Dataset section
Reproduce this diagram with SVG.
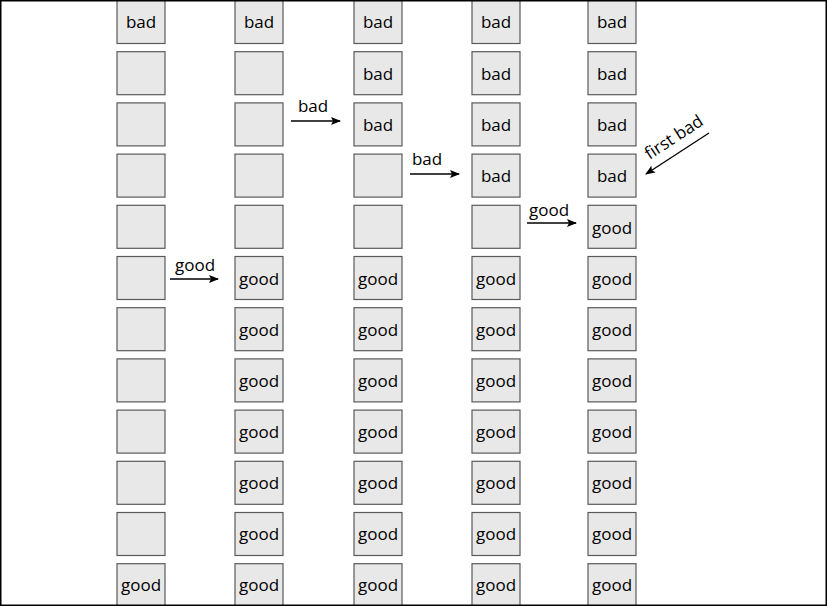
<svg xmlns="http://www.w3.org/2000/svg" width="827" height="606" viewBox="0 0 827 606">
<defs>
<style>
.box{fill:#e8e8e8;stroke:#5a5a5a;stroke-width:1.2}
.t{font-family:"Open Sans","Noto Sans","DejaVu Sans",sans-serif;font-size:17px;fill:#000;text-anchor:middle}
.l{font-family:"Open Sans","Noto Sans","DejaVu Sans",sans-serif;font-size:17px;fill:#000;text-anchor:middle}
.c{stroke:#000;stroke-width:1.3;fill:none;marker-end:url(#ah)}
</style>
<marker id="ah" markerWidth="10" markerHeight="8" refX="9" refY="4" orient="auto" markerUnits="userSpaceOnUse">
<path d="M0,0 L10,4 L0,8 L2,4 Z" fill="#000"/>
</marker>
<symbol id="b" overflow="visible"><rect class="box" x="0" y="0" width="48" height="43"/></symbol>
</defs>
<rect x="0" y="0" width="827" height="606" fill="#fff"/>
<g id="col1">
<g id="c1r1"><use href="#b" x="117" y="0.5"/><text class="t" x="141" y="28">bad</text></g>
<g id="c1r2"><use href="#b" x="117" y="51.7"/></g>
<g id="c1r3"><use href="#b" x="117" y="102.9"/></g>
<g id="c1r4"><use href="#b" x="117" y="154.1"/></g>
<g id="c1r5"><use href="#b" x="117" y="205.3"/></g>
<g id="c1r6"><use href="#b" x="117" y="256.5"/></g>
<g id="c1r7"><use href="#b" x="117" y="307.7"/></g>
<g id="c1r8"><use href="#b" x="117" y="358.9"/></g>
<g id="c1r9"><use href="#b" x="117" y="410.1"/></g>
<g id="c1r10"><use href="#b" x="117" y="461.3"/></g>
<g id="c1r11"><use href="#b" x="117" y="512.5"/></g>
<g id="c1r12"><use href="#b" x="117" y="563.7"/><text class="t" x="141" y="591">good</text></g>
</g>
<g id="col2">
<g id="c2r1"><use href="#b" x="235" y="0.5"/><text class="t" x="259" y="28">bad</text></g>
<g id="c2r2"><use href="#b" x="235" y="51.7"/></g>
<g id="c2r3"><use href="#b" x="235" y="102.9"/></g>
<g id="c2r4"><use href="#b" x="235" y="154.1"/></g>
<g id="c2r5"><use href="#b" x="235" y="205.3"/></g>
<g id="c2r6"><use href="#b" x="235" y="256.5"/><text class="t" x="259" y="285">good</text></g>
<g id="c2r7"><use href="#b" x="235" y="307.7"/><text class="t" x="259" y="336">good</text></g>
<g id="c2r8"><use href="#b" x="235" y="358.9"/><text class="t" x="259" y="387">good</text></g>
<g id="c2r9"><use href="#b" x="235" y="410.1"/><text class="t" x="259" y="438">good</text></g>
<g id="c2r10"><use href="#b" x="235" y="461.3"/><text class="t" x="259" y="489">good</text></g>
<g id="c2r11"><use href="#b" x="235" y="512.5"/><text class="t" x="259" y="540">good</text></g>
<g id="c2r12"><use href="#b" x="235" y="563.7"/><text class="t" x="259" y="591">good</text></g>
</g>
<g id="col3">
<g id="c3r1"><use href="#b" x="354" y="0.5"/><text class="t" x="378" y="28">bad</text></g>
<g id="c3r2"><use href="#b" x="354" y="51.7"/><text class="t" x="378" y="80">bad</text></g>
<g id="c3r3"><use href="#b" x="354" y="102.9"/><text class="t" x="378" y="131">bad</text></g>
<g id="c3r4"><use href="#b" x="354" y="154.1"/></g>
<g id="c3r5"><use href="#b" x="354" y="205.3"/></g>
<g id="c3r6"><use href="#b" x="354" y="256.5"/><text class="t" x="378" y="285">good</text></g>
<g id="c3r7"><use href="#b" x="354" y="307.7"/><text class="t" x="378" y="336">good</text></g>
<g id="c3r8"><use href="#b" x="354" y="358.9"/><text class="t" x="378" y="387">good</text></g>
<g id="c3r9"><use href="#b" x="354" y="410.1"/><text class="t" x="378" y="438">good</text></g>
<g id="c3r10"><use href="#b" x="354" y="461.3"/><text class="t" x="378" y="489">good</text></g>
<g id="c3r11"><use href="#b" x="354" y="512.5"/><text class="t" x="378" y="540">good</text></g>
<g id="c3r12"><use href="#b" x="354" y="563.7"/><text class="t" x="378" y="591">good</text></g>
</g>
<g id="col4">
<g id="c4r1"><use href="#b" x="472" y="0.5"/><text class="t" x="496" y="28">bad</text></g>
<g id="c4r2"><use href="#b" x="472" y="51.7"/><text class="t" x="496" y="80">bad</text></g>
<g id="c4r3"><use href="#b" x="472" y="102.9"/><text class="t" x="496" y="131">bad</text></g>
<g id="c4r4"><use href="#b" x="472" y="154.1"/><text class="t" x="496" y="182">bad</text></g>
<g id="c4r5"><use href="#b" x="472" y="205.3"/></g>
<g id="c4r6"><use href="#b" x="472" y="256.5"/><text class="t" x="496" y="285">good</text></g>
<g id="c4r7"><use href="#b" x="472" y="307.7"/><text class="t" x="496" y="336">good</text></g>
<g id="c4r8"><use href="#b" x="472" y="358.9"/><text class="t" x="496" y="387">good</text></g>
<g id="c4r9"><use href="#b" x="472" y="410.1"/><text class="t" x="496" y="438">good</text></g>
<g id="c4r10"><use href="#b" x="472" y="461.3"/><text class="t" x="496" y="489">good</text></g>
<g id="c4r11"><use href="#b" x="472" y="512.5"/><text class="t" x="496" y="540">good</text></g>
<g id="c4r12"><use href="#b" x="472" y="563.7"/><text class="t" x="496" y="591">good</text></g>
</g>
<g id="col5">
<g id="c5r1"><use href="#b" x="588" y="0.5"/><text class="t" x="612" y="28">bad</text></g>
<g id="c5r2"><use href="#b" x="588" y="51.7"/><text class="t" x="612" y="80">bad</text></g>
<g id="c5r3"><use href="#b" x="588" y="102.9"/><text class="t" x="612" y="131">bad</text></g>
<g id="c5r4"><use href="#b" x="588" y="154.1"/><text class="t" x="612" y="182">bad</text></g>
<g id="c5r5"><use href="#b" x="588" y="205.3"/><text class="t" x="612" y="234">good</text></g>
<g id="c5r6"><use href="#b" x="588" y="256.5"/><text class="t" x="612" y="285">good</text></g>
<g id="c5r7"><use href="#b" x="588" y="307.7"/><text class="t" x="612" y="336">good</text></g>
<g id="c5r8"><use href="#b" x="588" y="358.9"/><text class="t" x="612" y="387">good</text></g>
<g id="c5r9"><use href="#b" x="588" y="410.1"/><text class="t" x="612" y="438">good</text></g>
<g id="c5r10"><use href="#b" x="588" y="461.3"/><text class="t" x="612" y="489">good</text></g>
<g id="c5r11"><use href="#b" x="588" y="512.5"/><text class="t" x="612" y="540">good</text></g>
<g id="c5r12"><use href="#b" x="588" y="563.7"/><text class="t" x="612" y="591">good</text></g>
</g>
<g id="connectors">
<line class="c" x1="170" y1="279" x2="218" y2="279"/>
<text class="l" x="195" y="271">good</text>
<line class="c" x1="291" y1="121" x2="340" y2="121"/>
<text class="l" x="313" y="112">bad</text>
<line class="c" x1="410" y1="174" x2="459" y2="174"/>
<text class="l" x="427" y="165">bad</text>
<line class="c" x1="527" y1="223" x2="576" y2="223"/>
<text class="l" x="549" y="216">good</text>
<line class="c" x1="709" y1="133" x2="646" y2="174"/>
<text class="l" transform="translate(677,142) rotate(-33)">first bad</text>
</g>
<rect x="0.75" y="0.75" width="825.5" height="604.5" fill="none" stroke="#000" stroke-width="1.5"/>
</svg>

Objective
Replicate the material above verbatim; images stay out of the copy.

Answer
Reproduce this diagram with SVG.
<svg xmlns="http://www.w3.org/2000/svg" width="827" height="606" viewBox="0 0 827 606">
<defs>
<style>
.box{fill:#e8e8e8;stroke:#5a5a5a;stroke-width:1.2}
.t{font-family:"Open Sans","Noto Sans","DejaVu Sans",sans-serif;font-size:17px;fill:#000;text-anchor:middle}
.l{font-family:"Open Sans","Noto Sans","DejaVu Sans",sans-serif;font-size:17px;fill:#000;text-anchor:middle}
.c{stroke:#000;stroke-width:1.3;fill:none;marker-end:url(#ah)}
</style>
<marker id="ah" markerWidth="10" markerHeight="8" refX="9" refY="4" orient="auto" markerUnits="userSpaceOnUse">
<path d="M0,0 L10,4 L0,8 L2,4 Z" fill="#000"/>
</marker>
<symbol id="b" overflow="visible"><rect class="box" x="0" y="0" width="48" height="43"/></symbol>
</defs>
<rect x="0" y="0" width="827" height="606" fill="#fff"/>
<g id="col1">
<g id="c1r1"><use href="#b" x="117" y="0.5"/><text class="t" x="141" y="28">bad</text></g>
<g id="c1r2"><use href="#b" x="117" y="51.7"/></g>
<g id="c1r3"><use href="#b" x="117" y="102.9"/></g>
<g id="c1r4"><use href="#b" x="117" y="154.1"/></g>
<g id="c1r5"><use href="#b" x="117" y="205.3"/></g>
<g id="c1r6"><use href="#b" x="117" y="256.5"/></g>
<g id="c1r7"><use href="#b" x="117" y="307.7"/></g>
<g id="c1r8"><use href="#b" x="117" y="358.9"/></g>
<g id="c1r9"><use href="#b" x="117" y="410.1"/></g>
<g id="c1r10"><use href="#b" x="117" y="461.3"/></g>
<g id="c1r11"><use href="#b" x="117" y="512.5"/></g>
<g id="c1r12"><use href="#b" x="117" y="563.7"/><text class="t" x="141" y="591">good</text></g>
</g>
<g id="col2">
<g id="c2r1"><use href="#b" x="235" y="0.5"/><text class="t" x="259" y="28">bad</text></g>
<g id="c2r2"><use href="#b" x="235" y="51.7"/></g>
<g id="c2r3"><use href="#b" x="235" y="102.9"/></g>
<g id="c2r4"><use href="#b" x="235" y="154.1"/></g>
<g id="c2r5"><use href="#b" x="235" y="205.3"/></g>
<g id="c2r6"><use href="#b" x="235" y="256.5"/><text class="t" x="259" y="285">good</text></g>
<g id="c2r7"><use href="#b" x="235" y="307.7"/><text class="t" x="259" y="336">good</text></g>
<g id="c2r8"><use href="#b" x="235" y="358.9"/><text class="t" x="259" y="387">good</text></g>
<g id="c2r9"><use href="#b" x="235" y="410.1"/><text class="t" x="259" y="438">good</text></g>
<g id="c2r10"><use href="#b" x="235" y="461.3"/><text class="t" x="259" y="489">good</text></g>
<g id="c2r11"><use href="#b" x="235" y="512.5"/><text class="t" x="259" y="540">good</text></g>
<g id="c2r12"><use href="#b" x="235" y="563.7"/><text class="t" x="259" y="591">good</text></g>
</g>
<g id="col3">
<g id="c3r1"><use href="#b" x="354" y="0.5"/><text class="t" x="378" y="28">bad</text></g>
<g id="c3r2"><use href="#b" x="354" y="51.7"/><text class="t" x="378" y="80">bad</text></g>
<g id="c3r3"><use href="#b" x="354" y="102.9"/><text class="t" x="378" y="131">bad</text></g>
<g id="c3r4"><use href="#b" x="354" y="154.1"/></g>
<g id="c3r5"><use href="#b" x="354" y="205.3"/></g>
<g id="c3r6"><use href="#b" x="354" y="256.5"/><text class="t" x="378" y="285">good</text></g>
<g id="c3r7"><use href="#b" x="354" y="307.7"/><text class="t" x="378" y="336">good</text></g>
<g id="c3r8"><use href="#b" x="354" y="358.9"/><text class="t" x="378" y="387">good</text></g>
<g id="c3r9"><use href="#b" x="354" y="410.1"/><text class="t" x="378" y="438">good</text></g>
<g id="c3r10"><use href="#b" x="354" y="461.3"/><text class="t" x="378" y="489">good</text></g>
<g id="c3r11"><use href="#b" x="354" y="512.5"/><text class="t" x="378" y="540">good</text></g>
<g id="c3r12"><use href="#b" x="354" y="563.7"/><text class="t" x="378" y="591">good</text></g>
</g>
<g id="col4">
<g id="c4r1"><use href="#b" x="472" y="0.5"/><text class="t" x="496" y="28">bad</text></g>
<g id="c4r2"><use href="#b" x="472" y="51.7"/><text class="t" x="496" y="80">bad</text></g>
<g id="c4r3"><use href="#b" x="472" y="102.9"/><text class="t" x="496" y="131">bad</text></g>
<g id="c4r4"><use href="#b" x="472" y="154.1"/><text class="t" x="496" y="182">bad</text></g>
<g id="c4r5"><use href="#b" x="472" y="205.3"/></g>
<g id="c4r6"><use href="#b" x="472" y="256.5"/><text class="t" x="496" y="285">good</text></g>
<g id="c4r7"><use href="#b" x="472" y="307.7"/><text class="t" x="496" y="336">good</text></g>
<g id="c4r8"><use href="#b" x="472" y="358.9"/><text class="t" x="496" y="387">good</text></g>
<g id="c4r9"><use href="#b" x="472" y="410.1"/><text class="t" x="496" y="438">good</text></g>
<g id="c4r10"><use href="#b" x="472" y="461.3"/><text class="t" x="496" y="489">good</text></g>
<g id="c4r11"><use href="#b" x="472" y="512.5"/><text class="t" x="496" y="540">good</text></g>
<g id="c4r12"><use href="#b" x="472" y="563.7"/><text class="t" x="496" y="591">good</text></g>
</g>
<g id="col5">
<g id="c5r1"><use href="#b" x="588" y="0.5"/><text class="t" x="612" y="28">bad</text></g>
<g id="c5r2"><use href="#b" x="588" y="51.7"/><text class="t" x="612" y="80">bad</text></g>
<g id="c5r3"><use href="#b" x="588" y="102.9"/><text class="t" x="612" y="131">bad</text></g>
<g id="c5r4"><use href="#b" x="588" y="154.1"/><text class="t" x="612" y="182">bad</text></g>
<g id="c5r5"><use href="#b" x="588" y="205.3"/><text class="t" x="612" y="234">good</text></g>
<g id="c5r6"><use href="#b" x="588" y="256.5"/><text class="t" x="612" y="285">good</text></g>
<g id="c5r7"><use href="#b" x="588" y="307.7"/><text class="t" x="612" y="336">good</text></g>
<g id="c5r8"><use href="#b" x="588" y="358.9"/><text class="t" x="612" y="387">good</text></g>
<g id="c5r9"><use href="#b" x="588" y="410.1"/><text class="t" x="612" y="438">good</text></g>
<g id="c5r10"><use href="#b" x="588" y="461.3"/><text class="t" x="612" y="489">good</text></g>
<g id="c5r11"><use href="#b" x="588" y="512.5"/><text class="t" x="612" y="540">good</text></g>
<g id="c5r12"><use href="#b" x="588" y="563.7"/><text class="t" x="612" y="591">good</text></g>
</g>
<g id="connectors">
<line class="c" x1="170" y1="279" x2="218" y2="279"/>
<text class="l" x="195" y="271">good</text>
<line class="c" x1="291" y1="121" x2="340" y2="121"/>
<text class="l" x="313" y="112">bad</text>
<line class="c" x1="410" y1="174" x2="459" y2="174"/>
<text class="l" x="427" y="165">bad</text>
<line class="c" x1="527" y1="223" x2="576" y2="223"/>
<text class="l" x="549" y="216">good</text>
<line class="c" x1="709" y1="133" x2="646" y2="174"/>
<text class="l" transform="translate(677,142) rotate(-33)">first bad</text>
</g>
<rect x="0.75" y="0.75" width="825.5" height="604.5" fill="none" stroke="#000" stroke-width="1.5"/>
</svg>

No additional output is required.